L’adultère est le crime de ceux qui violent la foi conjugale.

1. Deux mots latins, ad et alter, d’où sont dérivés altération et adultération, sont la racine de ce mot, qui s’applique à la violation de la foi conjugale, pour laquelle les Grecs avaient celui de μοιχεία, dont les Latins avaient fait leur mœchia, que nous n’avons pas francisé. Les jurisconsultes ne donnent ordinairement le nom d’adultère qu’à l’infidélité d’une personne mariée ; mais les théologiens appellent aussi adultère le crime d’une personne libre qui pèche avec une personne mariée, parce que l’une et l’autre coopèrent à la violation de la foi jurée ; si tous deux sont mariés, c’est alors un double adultère.

L’adultère est un des crimes les plus propres à jeter le trouble dans l’ordre social, moral et religieux. Aussi chez tous les peuples on s’en est préoccupé au point de vue de la législation, de la religion et des mœurs. Pour donner à cette matière tous les développements qu’elle demande, nous la considérerons, 1° sous le point de vue politique et civil ; 2° sous le point de vue religieux et chrétien.

ARTICLE PREMIER.
De l’adultère considéré dans ses rapports civils et politiques.

2. Nous ne connaissons qu’un seul peuple de l’antiquité qui ait regardé, dans sa législation, l’adultère comme chose indifférente. Lacédémone, d’après la loi de Lycurgue, avait déclaré que tous les enfants appartenaient à l’Etat qui les élevait et les dotait à ses frais. De là résultait la destruction de la famille et une espèce de communauté de femmes. Dans une telle constitution l’adultère ne pouvait guère être réprouvé, mais à part ce seul peuple civilisé, on ne trouve l’adultère toléré par l’usage que chez quelques peuplades sauvages. Même chez les peuples polygames, qui devraient paraître moins sévères sous le rapport de la pureté du lit nuptial, l’adultère est puni. Ainsi, par exemple, si l’adultère n’est puni que d’une amende à Siam, il est frappé de mort chez les Tucopiens, les Botoumayens, les Nubiens, les habitants de Bornou, etc.
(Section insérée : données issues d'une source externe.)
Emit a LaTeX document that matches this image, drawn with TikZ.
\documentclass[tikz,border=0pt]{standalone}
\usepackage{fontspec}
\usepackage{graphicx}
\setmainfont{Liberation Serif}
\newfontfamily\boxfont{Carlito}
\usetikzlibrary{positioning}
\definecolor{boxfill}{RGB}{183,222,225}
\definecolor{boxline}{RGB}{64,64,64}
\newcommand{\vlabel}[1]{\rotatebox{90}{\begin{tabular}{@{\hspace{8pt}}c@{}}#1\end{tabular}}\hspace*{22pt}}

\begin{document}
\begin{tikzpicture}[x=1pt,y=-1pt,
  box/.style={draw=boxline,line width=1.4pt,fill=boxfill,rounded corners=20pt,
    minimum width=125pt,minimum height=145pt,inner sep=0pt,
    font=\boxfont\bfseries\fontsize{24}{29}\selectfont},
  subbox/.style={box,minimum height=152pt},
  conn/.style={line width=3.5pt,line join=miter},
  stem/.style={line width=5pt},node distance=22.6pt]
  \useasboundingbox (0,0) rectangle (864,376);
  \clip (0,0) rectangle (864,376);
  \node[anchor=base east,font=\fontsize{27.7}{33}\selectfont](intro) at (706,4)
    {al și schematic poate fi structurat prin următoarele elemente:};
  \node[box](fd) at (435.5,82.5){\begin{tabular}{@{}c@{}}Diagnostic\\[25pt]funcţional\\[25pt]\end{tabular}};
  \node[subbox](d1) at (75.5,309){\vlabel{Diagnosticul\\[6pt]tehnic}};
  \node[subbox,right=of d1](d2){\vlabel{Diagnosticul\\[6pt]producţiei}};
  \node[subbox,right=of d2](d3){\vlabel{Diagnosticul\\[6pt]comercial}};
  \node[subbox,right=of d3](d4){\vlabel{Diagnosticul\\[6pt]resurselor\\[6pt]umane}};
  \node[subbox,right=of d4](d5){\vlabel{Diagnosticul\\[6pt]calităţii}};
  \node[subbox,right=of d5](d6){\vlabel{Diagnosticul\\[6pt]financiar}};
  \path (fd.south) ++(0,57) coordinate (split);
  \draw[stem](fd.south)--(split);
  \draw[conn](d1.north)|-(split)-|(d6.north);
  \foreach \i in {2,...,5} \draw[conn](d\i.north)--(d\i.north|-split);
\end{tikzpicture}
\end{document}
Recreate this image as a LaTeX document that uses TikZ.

Il est réprimé plus ou moins sévèrement par les Nouveaux-Zélandais, les Hottentots et les naturels de Taïti. Chez les Battas, peuple de cannibales habitant l’intérieur de Sumatra, le complice d’une femme adultère subit la loi du vaincu, et sert de proie vivante à la vengeance et à l’appétit carnassier de l’offensé et de ses parents.

3. La loi de Moïse condamne à mort les adultères de l’un et l’autre sexe ; elle n’exempte pas de la peine le coupable non marié. Les Grecs et les barbares de l’antiquité avaient des magistrats spécialement chargés de veiller à la pureté des mœurs des femmes ; les premiers Germains appelaient mundeburdium cette espèce de tutèle. La loi des douze tables interdisait l’adultère ; on n’en connaît pas la pénalité. On présume que c’était la relégation, car l’inceste n’était puni que de la déportation. Les mœurs étaient si corrompues sous Auguste qu’on le pressa de faire des lois plus sévères contre l’adultère : « Faites comme moi, dit-il aux sénateurs, corrigez vos femmes. » Il ne dit pas l’espèce de correction qui lui avait bien réussi. Tibère établit un tribunal domestique. Montesquieu trouve que l’institution en était admirable, en ce qu’elle inspirait la crainte salutaire d’être à la première faute traduit publiquement devant un tribunal. Antonin ordonna que le mari qui déposait une plainte d’adultère contre sa femme devait être exempt de reproche sur ce point. Plus tard il fut ordonné aux époux malheureux de dénoncer les désordres de leurs femmes.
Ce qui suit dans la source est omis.